WORK INSTRUCTIONS
Drop every picture. Then return, exactly, the lines from the beginning of the listing below through the one containing "const trendXEnd = 32.49;".

RECORDED INFORMATION
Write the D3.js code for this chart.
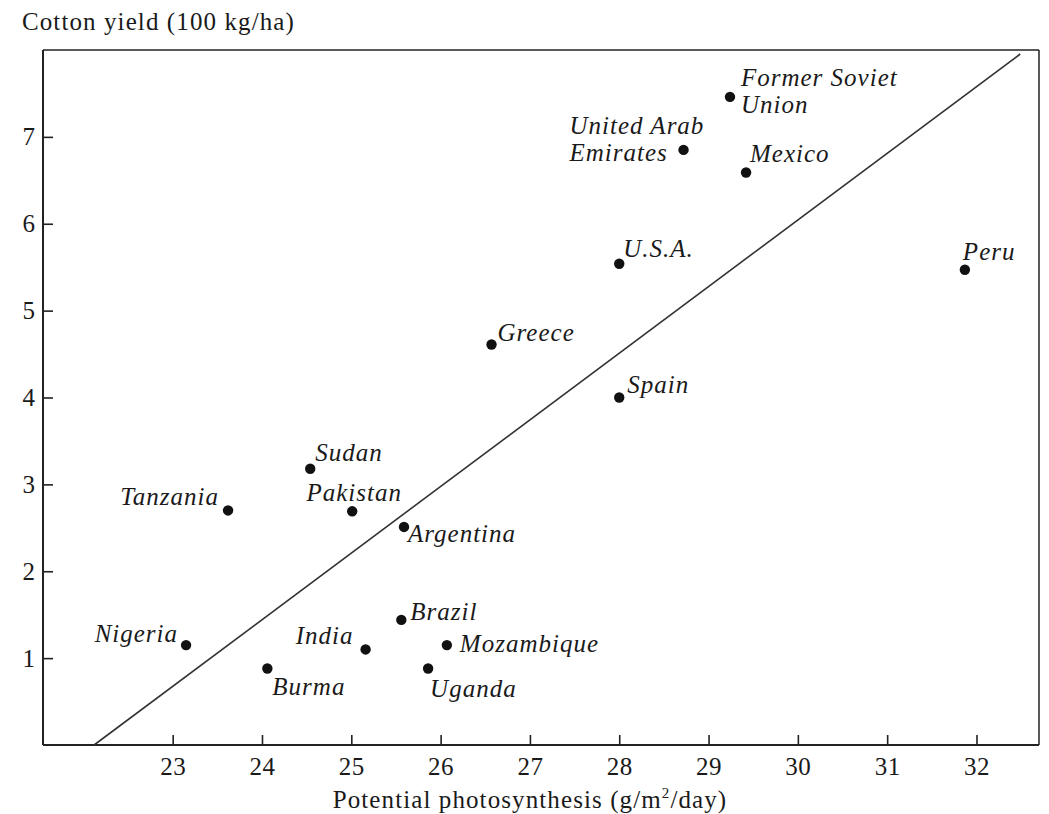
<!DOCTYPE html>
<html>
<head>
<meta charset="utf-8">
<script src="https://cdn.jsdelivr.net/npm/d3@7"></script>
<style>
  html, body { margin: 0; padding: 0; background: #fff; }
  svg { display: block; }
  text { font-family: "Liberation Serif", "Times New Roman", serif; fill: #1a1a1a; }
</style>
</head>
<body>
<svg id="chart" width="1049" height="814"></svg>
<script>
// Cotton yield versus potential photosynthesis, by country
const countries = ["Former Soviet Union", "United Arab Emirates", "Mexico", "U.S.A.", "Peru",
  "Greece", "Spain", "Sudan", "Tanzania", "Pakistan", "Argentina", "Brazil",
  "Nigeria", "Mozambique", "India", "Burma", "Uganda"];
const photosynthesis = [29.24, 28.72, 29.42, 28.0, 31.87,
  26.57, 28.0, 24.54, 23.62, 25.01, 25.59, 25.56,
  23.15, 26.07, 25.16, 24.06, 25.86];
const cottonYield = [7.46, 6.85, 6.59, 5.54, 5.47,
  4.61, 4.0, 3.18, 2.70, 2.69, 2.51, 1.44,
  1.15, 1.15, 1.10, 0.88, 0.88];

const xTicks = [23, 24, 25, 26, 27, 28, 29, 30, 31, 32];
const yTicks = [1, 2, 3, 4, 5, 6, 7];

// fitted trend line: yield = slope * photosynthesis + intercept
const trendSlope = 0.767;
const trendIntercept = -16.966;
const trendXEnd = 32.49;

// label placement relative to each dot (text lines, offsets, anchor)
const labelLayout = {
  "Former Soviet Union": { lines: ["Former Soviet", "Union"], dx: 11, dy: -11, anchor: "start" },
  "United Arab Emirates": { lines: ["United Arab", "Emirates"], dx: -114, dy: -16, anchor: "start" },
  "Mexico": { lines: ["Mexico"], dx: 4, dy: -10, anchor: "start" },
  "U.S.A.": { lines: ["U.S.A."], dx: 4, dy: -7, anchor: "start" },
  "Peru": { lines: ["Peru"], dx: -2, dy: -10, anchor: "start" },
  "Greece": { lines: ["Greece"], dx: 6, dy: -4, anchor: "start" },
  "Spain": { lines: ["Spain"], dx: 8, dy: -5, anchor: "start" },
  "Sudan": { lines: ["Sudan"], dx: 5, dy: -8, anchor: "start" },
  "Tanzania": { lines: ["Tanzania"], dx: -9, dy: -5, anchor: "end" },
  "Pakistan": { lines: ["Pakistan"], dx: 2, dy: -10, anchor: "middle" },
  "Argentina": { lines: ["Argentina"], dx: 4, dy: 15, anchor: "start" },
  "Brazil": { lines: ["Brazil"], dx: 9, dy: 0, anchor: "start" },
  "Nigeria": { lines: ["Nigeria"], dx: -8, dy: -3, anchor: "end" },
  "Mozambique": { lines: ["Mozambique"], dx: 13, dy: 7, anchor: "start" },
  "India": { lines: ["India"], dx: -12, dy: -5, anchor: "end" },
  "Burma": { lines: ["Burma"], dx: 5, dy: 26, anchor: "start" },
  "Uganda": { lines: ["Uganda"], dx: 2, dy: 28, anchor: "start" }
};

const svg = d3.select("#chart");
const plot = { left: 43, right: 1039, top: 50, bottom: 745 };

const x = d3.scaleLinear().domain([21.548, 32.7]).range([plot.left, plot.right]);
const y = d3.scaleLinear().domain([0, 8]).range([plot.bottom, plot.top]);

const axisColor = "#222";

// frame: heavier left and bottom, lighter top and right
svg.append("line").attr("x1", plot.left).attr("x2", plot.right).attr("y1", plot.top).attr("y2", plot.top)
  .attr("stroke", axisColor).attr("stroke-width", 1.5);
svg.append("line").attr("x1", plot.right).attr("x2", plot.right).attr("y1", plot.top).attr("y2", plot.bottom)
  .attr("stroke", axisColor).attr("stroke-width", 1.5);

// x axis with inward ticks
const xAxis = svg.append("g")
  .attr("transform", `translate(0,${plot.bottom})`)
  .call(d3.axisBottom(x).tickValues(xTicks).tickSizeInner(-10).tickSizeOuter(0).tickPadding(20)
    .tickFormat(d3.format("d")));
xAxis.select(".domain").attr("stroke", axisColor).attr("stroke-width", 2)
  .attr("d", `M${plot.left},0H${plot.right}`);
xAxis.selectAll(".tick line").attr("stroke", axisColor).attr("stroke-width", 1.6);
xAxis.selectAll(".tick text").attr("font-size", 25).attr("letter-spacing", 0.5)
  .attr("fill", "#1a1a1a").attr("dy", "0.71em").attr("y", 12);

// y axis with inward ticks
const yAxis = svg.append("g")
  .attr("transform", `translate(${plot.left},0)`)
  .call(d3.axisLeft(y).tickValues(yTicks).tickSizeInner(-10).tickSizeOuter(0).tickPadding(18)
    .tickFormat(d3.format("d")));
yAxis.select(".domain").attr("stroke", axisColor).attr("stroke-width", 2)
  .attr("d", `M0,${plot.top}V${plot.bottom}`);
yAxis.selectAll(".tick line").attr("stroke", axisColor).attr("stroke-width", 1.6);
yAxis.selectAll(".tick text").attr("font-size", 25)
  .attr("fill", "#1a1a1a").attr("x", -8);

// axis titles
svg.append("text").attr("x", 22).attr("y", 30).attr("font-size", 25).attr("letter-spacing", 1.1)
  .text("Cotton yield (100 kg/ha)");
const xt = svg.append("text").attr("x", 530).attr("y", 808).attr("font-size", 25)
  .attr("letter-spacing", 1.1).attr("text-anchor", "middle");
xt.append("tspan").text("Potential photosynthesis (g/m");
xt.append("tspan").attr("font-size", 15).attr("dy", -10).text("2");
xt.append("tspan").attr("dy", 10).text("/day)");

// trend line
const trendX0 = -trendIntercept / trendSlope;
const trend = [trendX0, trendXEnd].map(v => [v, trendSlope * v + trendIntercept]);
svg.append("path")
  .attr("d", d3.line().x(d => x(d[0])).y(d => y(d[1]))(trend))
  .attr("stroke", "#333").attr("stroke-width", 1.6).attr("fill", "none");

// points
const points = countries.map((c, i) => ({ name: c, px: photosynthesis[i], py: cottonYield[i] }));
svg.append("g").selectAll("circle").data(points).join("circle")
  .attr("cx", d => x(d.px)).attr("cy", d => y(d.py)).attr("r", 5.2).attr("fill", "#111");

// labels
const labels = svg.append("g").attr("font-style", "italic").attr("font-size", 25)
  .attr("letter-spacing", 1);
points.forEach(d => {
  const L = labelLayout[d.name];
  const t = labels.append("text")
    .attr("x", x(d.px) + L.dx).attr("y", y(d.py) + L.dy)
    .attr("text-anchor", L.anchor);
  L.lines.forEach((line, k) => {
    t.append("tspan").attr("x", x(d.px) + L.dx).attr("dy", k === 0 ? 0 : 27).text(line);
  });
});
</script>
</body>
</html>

EXPECTED OUTPUT
Write the D3.js code for this chart.
<!DOCTYPE html>
<html>
<head>
<meta charset="utf-8">
<script src="https://cdn.jsdelivr.net/npm/d3@7"></script>
<style>
  html, body { margin: 0; padding: 0; background: #fff; }
  svg { display: block; }
  text { font-family: "Liberation Serif", "Times New Roman", serif; fill: #1a1a1a; }
</style>
</head>
<body>
<svg id="chart" width="1049" height="814"></svg>
<script>
// Cotton yield versus potential photosynthesis, by country
const countries = ["Former Soviet Union", "United Arab Emirates", "Mexico", "U.S.A.", "Peru",
  "Greece", "Spain", "Sudan", "Tanzania", "Pakistan", "Argentina", "Brazil",
  "Nigeria", "Mozambique", "India", "Burma", "Uganda"];
const photosynthesis = [29.24, 28.72, 29.42, 28.0, 31.87,
  26.57, 28.0, 24.54, 23.62, 25.01, 25.59, 25.56,
  23.15, 26.07, 25.16, 24.06, 25.86];
const cottonYield = [7.46, 6.85, 6.59, 5.54, 5.47,
  4.61, 4.0, 3.18, 2.70, 2.69, 2.51, 1.44,
  1.15, 1.15, 1.10, 0.88, 0.88];

const xTicks = [23, 24, 25, 26, 27, 28, 29, 30, 31, 32];
const yTicks = [1, 2, 3, 4, 5, 6, 7];

// fitted trend line: yield = slope * photosynthesis + intercept
const trendSlope = 0.767;
const trendIntercept = -16.966;
const trendXEnd = 32.49;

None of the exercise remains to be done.